EXERCISE AIM -> Copy out all lines carrying the word "script".

+++ DATASET CONTENT +++

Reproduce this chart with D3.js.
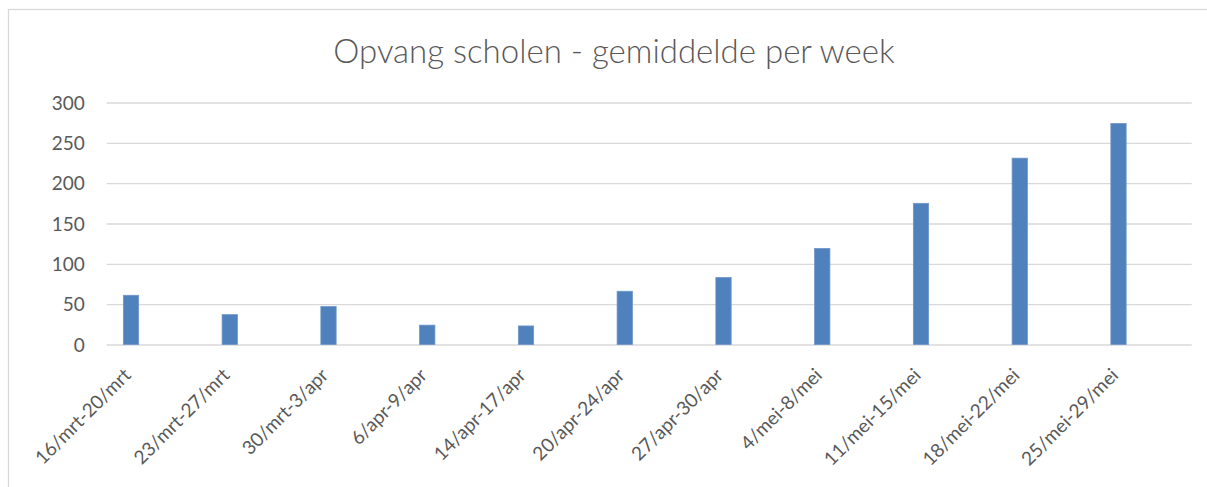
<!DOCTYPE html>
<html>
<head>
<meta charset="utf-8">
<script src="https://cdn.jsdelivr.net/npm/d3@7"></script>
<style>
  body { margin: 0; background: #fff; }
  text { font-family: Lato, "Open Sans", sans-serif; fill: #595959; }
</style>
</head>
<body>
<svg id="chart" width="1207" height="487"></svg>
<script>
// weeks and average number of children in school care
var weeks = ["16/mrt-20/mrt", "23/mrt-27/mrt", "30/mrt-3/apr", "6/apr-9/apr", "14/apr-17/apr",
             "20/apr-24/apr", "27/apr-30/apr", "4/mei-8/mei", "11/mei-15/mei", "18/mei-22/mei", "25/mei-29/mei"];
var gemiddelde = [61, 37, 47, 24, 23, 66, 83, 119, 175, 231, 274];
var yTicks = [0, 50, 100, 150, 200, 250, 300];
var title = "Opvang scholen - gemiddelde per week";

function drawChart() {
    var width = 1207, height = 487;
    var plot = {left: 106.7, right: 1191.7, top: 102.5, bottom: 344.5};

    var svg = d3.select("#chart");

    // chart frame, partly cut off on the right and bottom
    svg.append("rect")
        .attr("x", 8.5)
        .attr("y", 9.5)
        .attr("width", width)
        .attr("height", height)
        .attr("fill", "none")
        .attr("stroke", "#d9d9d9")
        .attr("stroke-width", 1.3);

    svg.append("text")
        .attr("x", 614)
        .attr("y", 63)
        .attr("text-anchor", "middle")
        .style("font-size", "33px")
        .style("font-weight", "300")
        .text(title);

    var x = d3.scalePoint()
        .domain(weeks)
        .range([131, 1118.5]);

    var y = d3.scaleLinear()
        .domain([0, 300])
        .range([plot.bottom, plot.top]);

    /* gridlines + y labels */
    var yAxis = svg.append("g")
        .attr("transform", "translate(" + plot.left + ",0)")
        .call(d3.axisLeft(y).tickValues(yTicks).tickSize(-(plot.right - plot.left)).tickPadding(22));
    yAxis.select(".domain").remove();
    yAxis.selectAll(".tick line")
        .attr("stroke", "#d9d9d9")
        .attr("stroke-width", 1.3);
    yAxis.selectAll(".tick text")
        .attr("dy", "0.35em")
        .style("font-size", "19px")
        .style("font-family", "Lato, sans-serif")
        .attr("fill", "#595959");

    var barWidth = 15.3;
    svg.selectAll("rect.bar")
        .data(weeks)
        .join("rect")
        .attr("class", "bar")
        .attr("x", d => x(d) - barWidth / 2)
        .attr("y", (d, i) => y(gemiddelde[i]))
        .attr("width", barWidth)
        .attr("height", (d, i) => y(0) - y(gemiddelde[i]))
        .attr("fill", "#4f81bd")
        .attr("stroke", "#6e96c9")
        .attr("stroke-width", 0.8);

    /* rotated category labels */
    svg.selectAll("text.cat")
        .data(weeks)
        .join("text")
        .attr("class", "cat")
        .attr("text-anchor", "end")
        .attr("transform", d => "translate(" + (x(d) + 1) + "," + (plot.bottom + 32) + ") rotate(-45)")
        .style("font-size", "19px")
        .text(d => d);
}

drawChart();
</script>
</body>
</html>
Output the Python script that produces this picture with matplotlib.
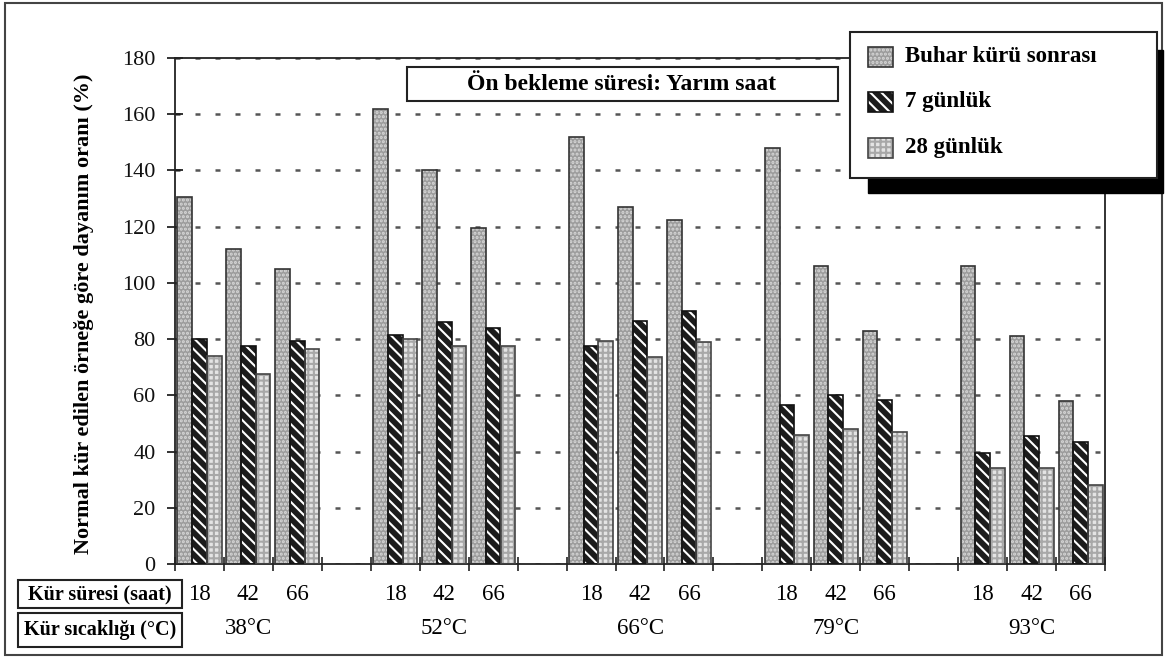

+++

EXERCISE OUTPUT ->
<script src="https://cdn.jsdelivr.net/npm/d3@7"></script>
<script>
</script>
Output the Python script that produces this picture with matplotlib.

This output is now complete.